Meski berasal dari disiplin yang berbeda, politik dan hukum memiliki keterkaitan yang erat dalam konteks negara modern. Politik sering dipahami sebagai seni atau proses dalam mengambil keputusan yang mengikat seluruh masyarakat, sedangkan hukum adalah seperangkat aturan yang dirancang untuk mengatur tingkah laku warga negara. Hubungan keduanya menjadi sangat penting, terutama dalam negara hukum, di mana kekuasaan politik dibatasi oleh aturan hukum yang adil.
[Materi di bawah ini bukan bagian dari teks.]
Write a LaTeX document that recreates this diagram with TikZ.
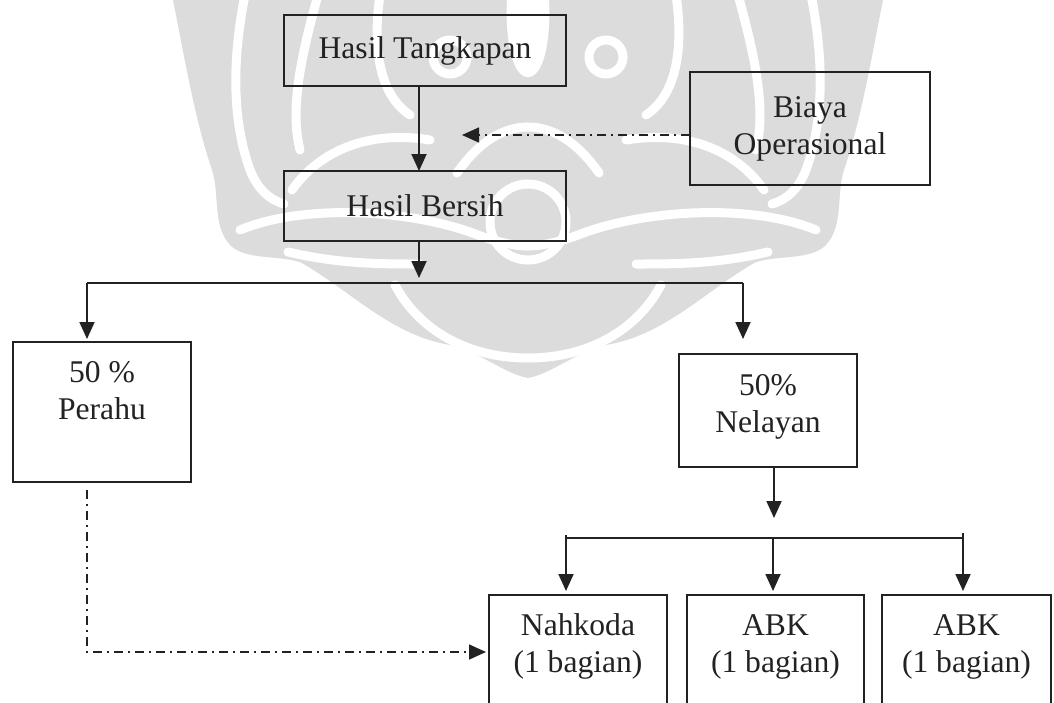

Budiono Kusumohamidjojo dalam Filsafat Hukum menegaskan bahwa hukum dalam negara hukum berfungsi sebagai aturan permainan (rules of the game) untuk mencapai cita-cita kolektif yang telah disepakati secara politik. Ini berarti, sejak awal hukum lahir dari kebutuhan untuk merumuskan kesepakatan politik secara tertulis, sistematis, dan mengikat. Maka, tidaklah berlebihan jika dikatakan bahwa hukum merupakan hasil formalisasi dari kehendak politik.
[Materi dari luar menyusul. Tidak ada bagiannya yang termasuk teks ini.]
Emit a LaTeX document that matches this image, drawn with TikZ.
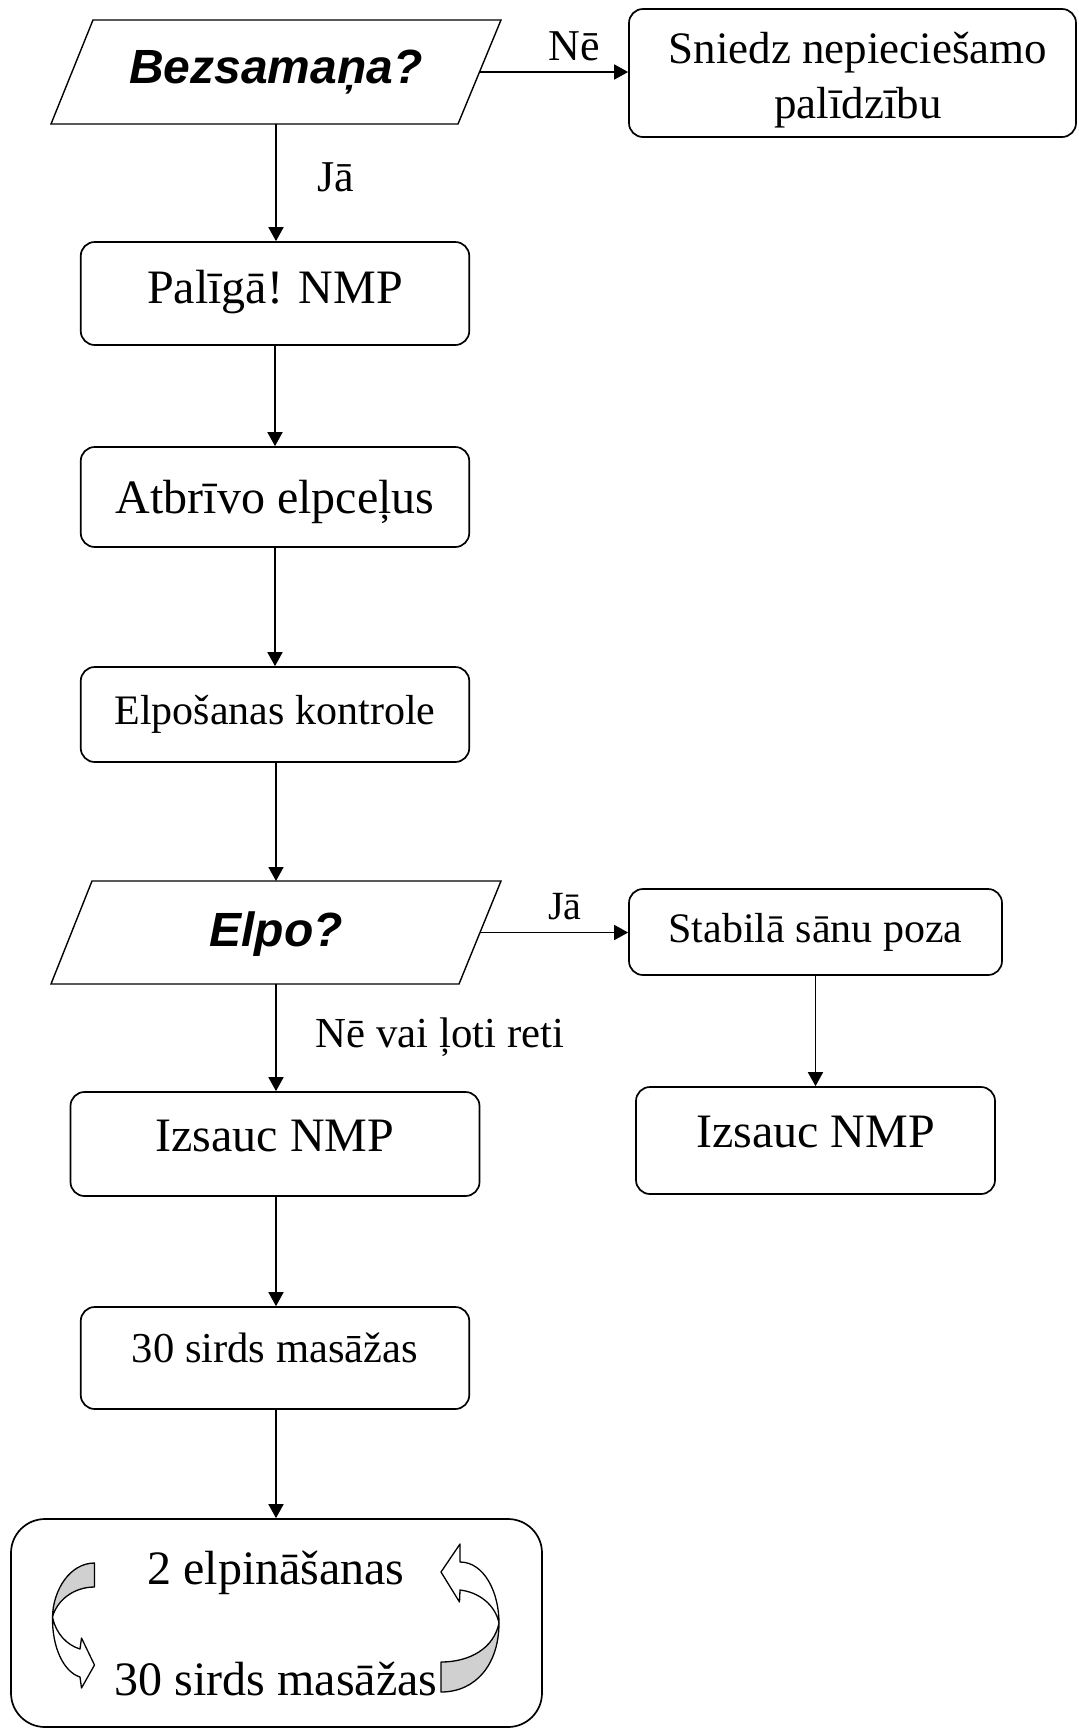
\documentclass[tikz,border=0pt]{standalone}
\usepackage{fontspec}
\setmainfont{Liberation Serif}
\newfontfamily\arialfont{Liberation Sans}
\usetikzlibrary{arrows.meta}
\definecolor{bandgray}{RGB}{208,208,208}
\begin{document}
\begin{tikzpicture}[x=0.5pt,y=-0.5pt,
  box/.style={draw, line width=0.85pt, rounded corners=7pt, inner sep=0pt},
  paraline/.style={draw, line width=0.7pt, line join=miter},
  qtext/.style={inner sep=0pt, font=\arialfont\bfseries\itshape\fontsize{24}{28}\selectfont},
  txt/.style={inner sep=0pt, align=center},
  conn/.style={line width=0.85pt, -{Triangle[length=7pt,width=7.5pt]}},
  lbl/.style={inner sep=0pt, font=\fontsize{22}{26}\selectfont},
  big/.style={font=\fontsize{24}{28}\selectfont},
  mid/.style={font=\fontsize{21}{26}\selectfont},
  band/.style={draw, line width=0.65pt, line join=round}]
\useasboundingbox (0,0) rectangle (1079,1730);

% decisions (parallelograms)
\draw[paraline] (93,20) -- (501,20) -- (458,124) -- (51,124) -- cycle;
\coordinate (q1s) at (276,124);
\coordinate (q1e) at (479.5,72);
\node[qtext] (q1) at (276,72) {Bezsamaņa?};

\draw[paraline] (92,881) -- (501,881) -- (459,984) -- (51,984) -- cycle;
\coordinate (q2n) at (276,881);
\coordinate (q2s) at (276,984);
\coordinate (q2e) at (480,932.5);
\node[qtext] (q2) at (276,934) {Elpo?};

% boxes
\node[box, minimum width=223.5pt, minimum height=64pt] (sniedz) at (852.5,73) {};
\node[txt, font=\fontsize{22.5}{27.5}\selectfont] (sniedzT) at (858,80) {Sniedz nepieciešamo\\palīdzību};
\node[box, big, minimum width=194.25pt, minimum height=51.5pt] (paliga) at (275,293.5) {};
\node[txt, big] (paligaT) at (275,292) {Palīgā! NMP};
\node[box, minimum width=194.25pt, minimum height=50pt] (atbrivo) at (275,497) {};
\node[txt, big] (atbrivoT) at (275,502) {Atbrīvo elpceļus};
\node[box, minimum width=194.25pt, minimum height=47.5pt] (kontrole) at (275,714.5) {};
\node[txt, mid] (kontroleT) at (275,714.5) {Elpošanas kontrole};
\node[box, minimum width=186.5pt, minimum height=43pt] (stabila) at (815.5,932) {};
\node[txt, font=\fontsize{21}{25}\selectfont] (stabilaT) at (815.5,932) {Stabilā sānu poza};
\node[box, minimum width=179.5pt, minimum height=53.5pt] (izsaucR) at (815.5,1140.5) {};
\node[txt, big] (izsaucRT) at (815.5,1132.5) {Izsauc NMP};
\node[box, minimum width=204.5pt, minimum height=52pt] (izsaucL) at (275,1144) {};
\node[txt, big] (izsaucLT) at (275,1136) {Izsauc NMP};
\node[box, minimum width=194.25pt, minimum height=51pt] (sirds) at (275,1358) {};
\node[txt, font=\fontsize{21.3}{26}\selectfont] (sirdsT) at (275,1348) {30 sirds masāžas};
\node[box, rounded corners=17pt, minimum width=265.5pt, minimum height=104pt] (cikls) at (276.5,1623) {};

% connectors
\draw[conn] (q1e) -- (q1e -| sniedz.west);
\draw[conn] (q1s) -- (q1s |- paliga.north);
\draw[conn] (paliga.south) -- (paliga.south |- atbrivo.north);
\draw[conn] (atbrivo.south) -- (atbrivo.south |- kontrole.north);
\draw[conn] (kontrole.south -| q2n) -- (q2n);
\draw[conn] (q2e) -- (q2e -| stabila.west);
\draw[conn] (stabila.south) -- (stabila.south |- izsaucR.north);
\draw[conn] (q2s) -- (q2s |- izsaucL.north);
\draw[conn] (izsaucL.south -| q2s) -- (q2s |- sirds.north);
\draw[conn] (sirds.south -| q2s) -- (q2s |- cikls.north);

% labels
\node[lbl] (lne) at (574,46) {Nē};
\node[lbl] (lja1) at (336,177) {Jā};
\node[lbl, font=\fontsize{20}{24}\selectfont] (lja2) at (565,907) {Jā};
\node[lbl, font=\fontsize{21.4}{26}\selectfont] (lnevai) at (440,1037) {Nē vai ļoti reti};

% cycle texts
\node[big, inner sep=0pt] (elpin) at (276,1573) {2 elpināšanas};
\node[big, inner sep=0pt] (masaz) at (276,1679) {30 sirds masāžas};

% left curved arrow
\draw[band, fill=bandgray] (94.5,1563) .. controls (70,1563) and (53,1590) .. (52.5,1617)
  .. controls (57,1600) and (74,1587) .. (94.5,1587) -- cycle;
\draw[band, fill=white] (52.5,1617) .. controls (52,1648) and (64,1672) .. (80,1677)
  -- (81.5,1688) -- (94.5,1665) -- (81.5,1638) -- (80,1649)
  .. controls (67,1645) and (56,1634) .. (52.5,1617) -- cycle;

% right curved arrow
\draw[band, fill=bandgray] (499,1623) .. controls (499,1664) and (476,1692) .. (441,1692)
  -- (441,1662) .. controls (470,1662) and (494,1648) .. (499,1623) -- cycle;
\draw[band, fill=white] (499,1623) .. controls (499,1592) and (484,1562) .. (460,1562)
  -- (460,1544) -- (441,1572) -- (459.5,1602) -- (460,1590)
  .. controls (478,1592) and (495,1604) .. (499,1623) -- cycle;
\end{tikzpicture}
\end{document}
Namun hubungan ini bersifat timbal balik. Di satu sisi, hukum membutuhkan kekuatan politik yang sah untuk dapat ditegakkan. Ketika hukum dihadapkan pada pelanggaran serius seperti kekerasan atau manipulasi sistemik, negara harus hadir dengan instrumen politiknya untuk menindak secara efektif. Tanpa dukungan politik, hukum hanya menjadi norma kosong tanpa daya paksa.
Secara sosiologis dan praktis, hukum tidak berdiri sendiri sebagai lembaga otonom. Ia selalu berkelindan dengan struktur sosial, ekonomi, dan khususnya politik. Lembaga legislatif yang membuat undang-undang adalah arena utama tempat politik dan hukum bertemu. Produk hukumnya pun tidak netral, tetapi sarat muatan nilai, kepentingan, dan kekuatan.
Oleh karena itu, untuk memahami arah hukum di suatu negara, kita harus memahami dinamika politik yang menyertainya. Hukum bisa menjadi alat keadilan atau sebaliknya, alat kekuasaan—tergantung dari konfigurasi politik yang mendasarinya.